In prosecutions resulting from the 1994 Heathrow tunnel collapse under the Health and Safety at Work etc. Act 1974, the judge (who had decided The Ikarian Reefer) commented on the shortcomings of the Health and Safety Executive's (HSE) expert evidence. The principal tunnelling expert, head of tunnelling at an engineering consultancy, had never before given expert evidence in a civil or criminal trial. After 2 days, the judge directed that the prosecution should identify those passages in the principal expert's report which emanated from the HSE. It transpired that 'extensive passages' in the report had been drafted by an HSE inspector; about 81 out of 122 pages of the main report contained contributions from HSE, 'sometimes extending to the whole of the page'. The whole of 2 appendices were drafted by the HSE inspector.
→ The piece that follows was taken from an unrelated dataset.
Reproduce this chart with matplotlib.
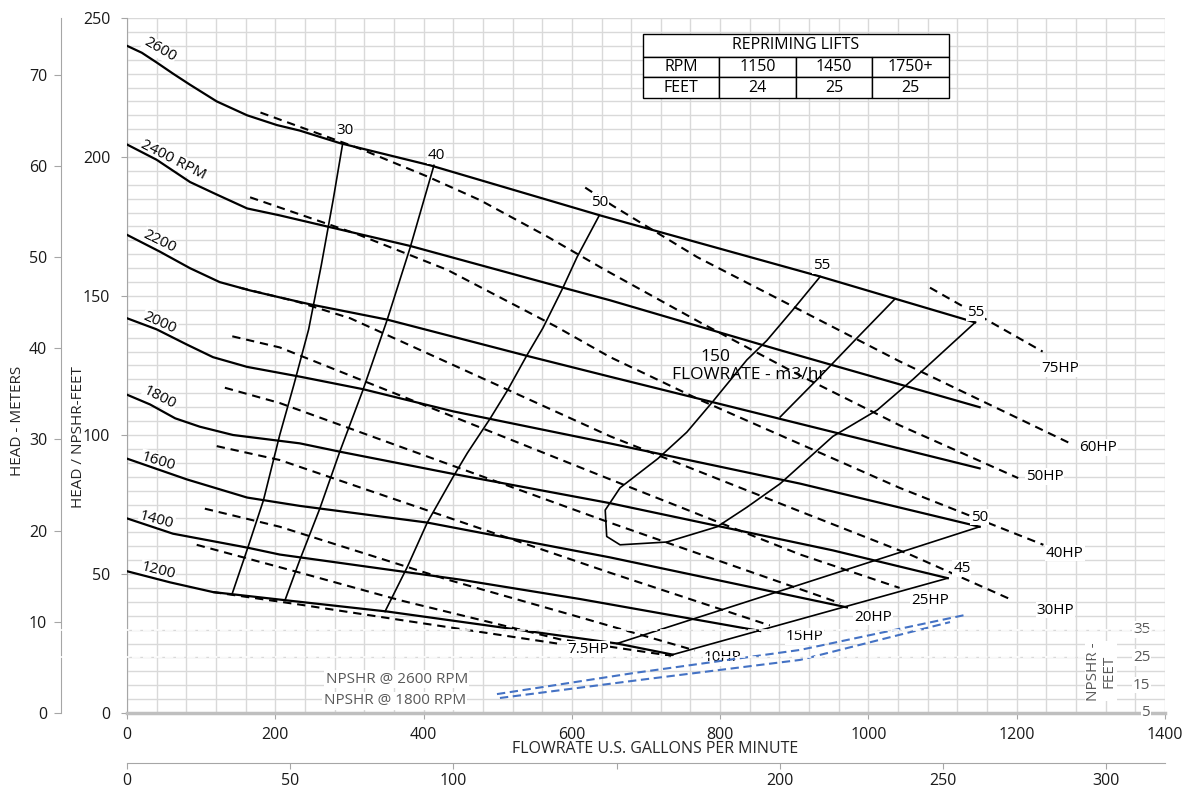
import numpy as np
import matplotlib
matplotlib.use('Agg')
import matplotlib.pyplot as plt
import matplotlib.transforms as mtransforms
from matplotlib.lines import Line2D

plt.rcParams['font.family'] = ['Open Sans', 'DejaVu Sans']

# ==============================
# data: head curves (gpm, ft)
# ==============================
rpm_labels = ['2600', '2400 RPM', '2200', '2000', '1800', '1600', '1400', '1200']

rpm_2600_q = [0, 20, 40, 62, 85, 121, 162, 202, 233, 287, 409, 638, 935, 1144]
rpm_2600_h = [240, 237.5, 234, 230, 226, 220, 215, 211.5, 209.5, 205, 197, 179, 157, 140.5]
rpm_2400_q = [0, 40, 85, 121, 162, 206, 270, 382, 588, 651, 881, 1150]
rpm_2400_h = [204.5, 199, 191, 186.5, 181.5, 179, 175, 168, 153, 148.5, 130.5, 110]
rpm_2200_q = [0, 44, 85, 125, 166, 206, 247, 351, 539, 651, 908, 1150]
rpm_2200_h = [172, 166, 160, 155, 152, 149.5, 147, 141.5, 128.5, 121, 104, 88]
rpm_2000_q = [0, 40, 81, 116, 162, 233, 318, 440, 651, 908, 1150]
rpm_2000_h = [142, 138, 132.5, 128, 124.5, 121, 116.5, 108.5, 97, 82.5, 67]
rpm_1800_q = [0, 31, 65, 98, 143, 233, 287, 440, 651, 952, 1107]
rpm_1800_h = [114.5, 111, 106, 103, 100, 97, 94, 86, 75.5, 58.5, 48.5]
rpm_1600_q = [0, 81, 162, 233, 405, 651, 971]
rpm_1600_h = [91.5, 84, 77.5, 74.5, 68.5, 56, 38]
rpm_1400_q = [0, 62, 162, 206, 449, 611, 854]
rpm_1400_h = [70, 64.5, 59.5, 57, 48, 41, 29.5]
rpm_1200_q = [0, 58, 116, 216, 351, 661, 736]
rpm_1200_h = [51, 47, 43.5, 40.5, 36.5, 25, 21]

# label spots and angles for the speed curves
rpm_lab_q = [44, 62, 44, 44, 44, 42, 40, 42]
rpm_lab_h = [238.5, 199, 169.5, 140.5, 113.5, 90.5, 69.5, 51]
rpm_lab_rot = [-30, -27, -26, -24, -27, -17, -15, -14]

# efficiency lines (%)
eff30_q = [291, 278, 262, 245, 225, 206, 184, 163, 142]
eff30_h = [205, 184.5, 161, 138, 118, 100, 76.5, 59.5, 43]
eff40_q = [414, 382, 351, 318, 287, 260, 233, 213]
eff40_h = [197, 167.5, 141.5, 116, 94, 73.5, 55, 40.5]
eff50_q = [637, 607, 588, 561, 539, 513, 490, 459, 440, 405, 378, 348]
eff50_h = [179, 164, 153, 138.5, 128.5, 116, 106, 93.5, 85, 68.5, 52.5, 36.5]
eff55_q = [935, 898, 863, 836, 790, 755, 716, 665, 645, 647, 665, 728, 796, 836, 881, 952, 1012, 1060, 1144]
eff55_h = [157, 145, 134, 127, 112, 101, 91.5, 81, 73, 63.5, 60.5, 61.5, 67, 74, 82.5, 99.5, 109, 120, 140.5]
eff55b_q = [1036, 985, 931, 881]
eff55b_h = [149, 135, 120, 106.5]
eff50r_q = [661, 1150]
eff50r_h = [25, 67]
eff45_q = [736, 1107]
eff45_h = [21, 48.5]

eff_labels = ['30', '40', '50', '55', '55', '50', '45']
eff_lab_q = [294, 417, 638, 937, 1144, 1150, 1126]
eff_lab_h = [209.5, 200.5, 183.5, 161, 144, 70.5, 52]

# horsepower lines (dashed)
hp50_q = [180, 314, 405, 476, 566, 644, 773, 907, 1042, 1202]
hp50_h = [216, 203, 193, 184.5, 171.5, 159.5, 140.5, 121.5, 103.5, 84.5]
hp40_q = [166, 310, 432, 580, 651, 773, 1042, 1236]
hp40_h = [185.5, 172.3, 159.4, 138.8, 128.1, 112.6, 81, 60.5]
hp30_q = [152, 229, 301, 652, 908, 1056, 1195]
hp30_h = [153, 148, 142, 99.5, 72.5, 57, 40.5]
hp25_q = [142, 206, 652, 908, 1042]
hp25_h = [135.5, 131.5, 84, 57, 45]
hp20_q = [132, 206, 651, 962]
hp20_h = [117, 111.5, 68.5, 39.5]
hp15_q = [121, 206, 651, 867]
hp15_h = [96, 91, 50.5, 31.5]
hp10_q = [105, 206, 432, 610, 766]
hp10_h = [73.5, 67, 48, 34.5, 22.5]
hp7_q = [94, 233, 369, 584, 736]
hp7_h = [60.5, 50.5, 40.5, 26.5, 20.5]
hp5_q = [116, 233, 368, 580]
hp5_h = [43.5, 39, 33.5, 25]
hp60_q = [618, 655, 769, 1042, 1276]
hp60_h = [189, 182.5, 164, 126.5, 96.5]
hp75_q = [1083, 1235]
hp75_h = [153, 130]

hp_labels = ['75HP', '60HP', '50HP', '40HP', '30HP', '25HP', '20HP', '15HP', '10HP', '7.5HP']
hp_lab_q = [1258, 1310, 1238, 1265, 1252, 1083, 1006, 914, 803, 622]
hp_lab_h = [124, 95.5, 85, 57.5, 37, 40.5, 34.5, 27.5, 20, 23]

# NPSHR (feet, own scale)
npshr_2600_q = [499, 684, 908, 1131]
npshr_2600_ft = [11.8, 19.4, 27.7, 40.3]
npshr_1800_q = [503, 692, 908, 1110]
npshr_1800_ft = [10.4, 16.9, 24.1, 37.7]
npshr_ticks = [35, 25, 15, 5]

# repriming table
table_rpm = ['RPM', '1150', '1450', '1750+']
table_feet = ['FEET', '24', '25', '25']

# ==============================
# figure / axes
# ==============================
W, H = 1186, 791
fig = plt.figure(figsize=(W / 100, H / 100), dpi=100)
ax = fig.add_axes([127 / W, 1 - 713 / H, (1165 - 127) / W, (713 - 18) / H])
ax.set_xlim(0, 1400)
ax.set_ylim(0, 250)

ax.set_xticks(np.arange(0, 1401, 200))
ax.set_yticks(np.arange(0, 251, 50))
ax.set_xticks(np.arange(0, 1401, 40), minor=True)
ax.set_yticks(np.arange(0, 251, 5), minor=True)
ax.grid(which='both', color='#d9d9d9', lw=1)
ax.set_axisbelow(True)
ax.tick_params(which='minor', length=0)
ax.tick_params(axis='both', which='major', labelsize=11.5, colors='#a6a6a6',
               labelcolor='#1a1a1a', length=4)
ax.tick_params(axis='x', pad=6)
ax.tick_params(axis='y', pad=8)
for s in ['top', 'right']:
    ax.spines[s].set_visible(False)
ax.spines['left'].set_color('#a6a6a6')
ax.spines['bottom'].set_color('#bfbfbf')
ax.spines['bottom'].set_linewidth(2.5)

# meters axis
sec_y = ax.secondary_yaxis(-66 / 1038, functions=(lambda f: f / 3.281, lambda m: m * 3.281))
sec_y.set_yticks(np.arange(0, 71, 10))
sec_y.tick_params(labelsize=11.5, colors='#a6a6a6', labelcolor='#1a1a1a', length=5, pad=5)
sec_y.spines['left'].set_color('#a6a6a6')

# m3/hr axis
sec_x = ax.secondary_xaxis(-50 / 695, functions=(lambda g: g / 4.4029, lambda m: m * 4.4029))
sec_x.set_xticks([0, 50, 100, 150, 200, 250, 300])
sec_x.set_xticklabels(['0', '50', '100', '', '200', '250', '300'])
sec_x.tick_params(labelsize=11.5, colors='#a6a6a6', labelcolor='#1a1a1a', length=4, pad=3)
sec_x.spines['bottom'].set_color('#a6a6a6')

# ==============================
# curves
# ==============================
rpm_q = [rpm_2600_q, rpm_2400_q, rpm_2200_q, rpm_2000_q, rpm_1800_q, rpm_1600_q, rpm_1400_q, rpm_1200_q]
rpm_h = [rpm_2600_h, rpm_2400_h, rpm_2200_h, rpm_2000_h, rpm_1800_h, rpm_1600_h, rpm_1400_h, rpm_1200_h]
for q, h in zip(rpm_q, rpm_h):
    ax.plot(q, h, color='black', lw=1.6, solid_joinstyle='round', zorder=3)

for q, h in [(eff30_q, eff30_h), (eff40_q, eff40_h), (eff50_q, eff50_h), (eff55_q, eff55_h),
             (eff55b_q, eff55b_h), (eff50r_q, eff50r_h), (eff45_q, eff45_h)]:
    ax.plot(q, h, color='black', lw=1.2, solid_joinstyle='round', zorder=3)

hp_q = [hp50_q, hp40_q, hp30_q, hp25_q, hp20_q, hp15_q, hp10_q, hp7_q, hp5_q, hp60_q, hp75_q]
hp_h = [hp50_h, hp40_h, hp30_h, hp25_h, hp20_h, hp15_h, hp10_h, hp7_h, hp5_h, hp60_h, hp75_h]
for q, h in zip(hp_q, hp_h):
    ax.plot(q, h, color='black', lw=1.5, dashes=(4, 2.8), zorder=3)

lab_box = dict(fc='white', ec='none', pad=0.6)
# speed labels sit under the curves so the curve starts stay visible
for t, q, h, r in zip(rpm_labels, rpm_lab_q, rpm_lab_h, rpm_lab_rot):
    ax.text(q, h, t, rotation=r, rotation_mode='anchor', ha='center', va='center',
            fontsize=11, bbox=lab_box, zorder=2.5)
for t, q, h in zip(eff_labels, eff_lab_q, eff_lab_h):
    ax.text(q, h, t, ha='center', va='center', fontsize=11, bbox=lab_box, zorder=6)
for t, q, h in zip(hp_labels, hp_lab_q, hp_lab_h):
    ax.text(q, h, t, ha='center', va='center', fontsize=11, bbox=lab_box, zorder=6)

# m3/hr axis title that sits inside the plot
ax.text(794, 128, '150', ha='center', va='center', fontsize=12.5, zorder=6)
ax.text(838, 121.5, 'FLOWRATE - m3/hr', ha='center', va='center', fontsize=12.5, zorder=6)

# repriming table
t1 = ax.table(cellText=[['REPRIMING LIFTS']], cellLoc='center',
              bbox=[0.4971, 0.9439, 0.2948, 0.0331])
t2 = ax.table(cellText=[table_rpm, table_feet], cellLoc='center',
              bbox=[0.4971, 0.8849, 0.2948, 0.0590])
for t in (t1, t2):
    t.auto_set_font_size(False)
    t.set_fontsize(11.5)
    t.set_zorder(7)
    for c in t.get_celld().values():
        c.set_edgecolor('black')
        c.set_linewidth(1)

# ==============================
# NPSHR overlay
# ==============================
ax2 = ax.twinx()
ax2.set_ylim(5, 255)
ax2.axis('off')
ax2.plot(npshr_2600_q, npshr_2600_ft, color='#4472C4', lw=1.5, dashes=(4, 2.2))
ax2.plot(npshr_1800_q, npshr_1800_ft, color='#4472C4', lw=1.5, dashes=(4, 2.2))
ax2.text(364, 17.2, 'NPSHR @ 2600 RPM', ha='center', va='center', fontsize=11,
         color='#595959', bbox=dict(fc='white', ec='none', pad=1))
ax2.text(361, 9.4, 'NPSHR @ 1800 RPM', ha='center', va='center', fontsize=11,
         color='#595959', bbox=dict(fc='white', ec='none', pad=1))
for v in npshr_ticks:
    ax2.text(1380, v, str(v), ha='right', va='center', fontsize=11, color='#595959',
             bbox=dict(fc='white', ec='none', pad=0.5))
ax2.text(1314, 20, 'NPSHR -\nFEET', rotation=90, ha='center', va='center', fontsize=11,
         color='#595959', linespacing=1.0, bbox=dict(fc='white', ec='none', pad=0.5))

blend = mtransforms.blended_transform_factory(fig.transFigure, ax2.transData)
for v, x1 in [(35, 1.0), (25, 0.93)]:
    ax2.add_line(Line2D([0, x1], [v, v], transform=blend, color='white', lw=1.2,
                        dashes=(5, 1.6), clip_on=False, zorder=20))

# axis titles
fig.text(18 / W, 1 - 421 / H, 'HEAD - METERS', rotation=90, ha='center', va='center',
         fontsize=11, color='#262626')
fig.text(78 / W, 1 - 437 / H, 'HEAD / NPSHR-FEET', rotation=90, ha='center', va='center',
         fontsize=11, color='#262626')
fig.text(655 / W, 1 - 749 / H, 'FLOWRATE U.S. GALLONS PER MINUTE', ha='center', va='center',
         fontsize=11.5, color='#262626')

plt.savefig('out.png', dpi=100)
On the fourth day of the trial, the prosecution informed the court that it would no longer rely on the evidence of its principal expert. The court blamed the HSE for failing to give clear instructions to its staff 'as to the correct interface between a prosecuting authority and an expert witness' and the expert's failure 'to understand the duties and responsibilities of expert witnesses in criminal cases'. Although there was sufficient other evidence to secure a conviction, the judge made 'substantially reduced orders for costs against the defendants' to reflect the amount of trouble and expense caused to them by the flawed report.